A Different Kind of Western

These stories are not confined to a single century.

Some take place in the nineteenth century.
Others belong to the twentieth.
A few occur in the present day.

What unites them is not the year—but the pace of life.

They exist outside cities, outside spectacle, and outside systems built on speed, signal, and constant explanation. They are set in places where work is physical, memory lingers, and time moves at the pace of land rather than headlines.

This is Western fiction defined by restraint, not era.

What These Stories Pay Attention To

They pay attention to land that has been used without ceremony. To work done repeatedly, without witnesses. To towns and outskirts where usefulness matters more than progress.

Meaning is not announced. It accumulates quietly—through repetition, absence, and what remains in place.

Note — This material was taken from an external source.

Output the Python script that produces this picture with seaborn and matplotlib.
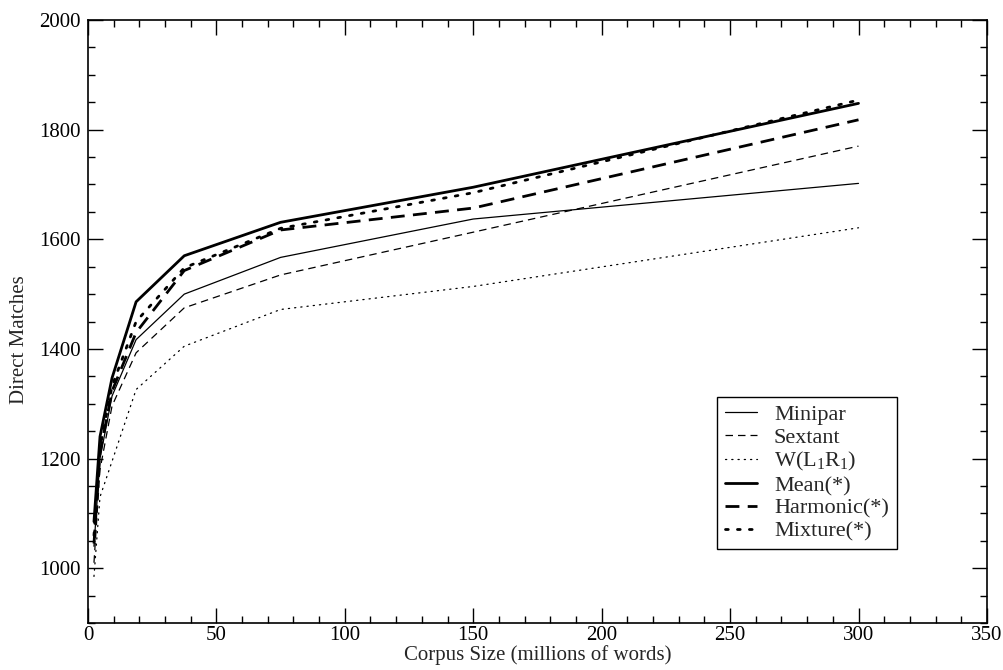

The story is often already underway when you arrive.

What They Refuse

These stories refuse urgency. They refuse spectacle, technology as shorthand, and lives shaped by constant signal.

They refuse heroes who narrate themselves, and resolutions that arrive clean.

What happened remains partially unresolved—because in slower places, clarity often comes late, or not at all.

Why Pace Matters More Than Time

Whether the year is 1880 or 1980 or now, the rhythm remains the same.

Days are shaped by labor.
Distance matters.
Silence carries weight.

The Western, here, is not a historical costume. It is a way of moving through the world.

Why Silence Matters

Silence is not absence. It is where consequence lives.

What goes unsaid often carries more weight than what is explained. The gaps are intentional—not puzzles to be solved, but spaces the reader is trusted to inhabit.

Attention, not action, is what moves these stories forward.

Why Place Comes First

The land is not a backdrop. It remembers what people try to leave behind.

Roads hold their own history. Buildings record their own use. Rural places change slowly, and without permission.

People pass through.
The place remains—altered, but not impressed.

Why the Endings Do Not Resolve

These stories do not close every account. They stop when the weight has been fully felt.

Some questions remain unanswered. Some decisions cannot be corrected.

The ending is not the conclusion of events—it is the moment where explanation would do harm.

Who These Stories Are For

They are for those who live this way of life— who understand early mornings, physical work, long distances, and the quiet pride of doing what needs doing.

They are also for those who do not— for readers who can only imagine it, or who want, if only briefly, to step inside a slower, more deliberate way of moving through the world.

These stories are not instructions or nostalgia. They are invitations—temporary places to stand, observe, and carry something back with you.

If you are looking for speed, spectacle, or noise, these stories will not help you.

If you are looking for something grounded—something lived in or carefully imagined— you may already be in the right place.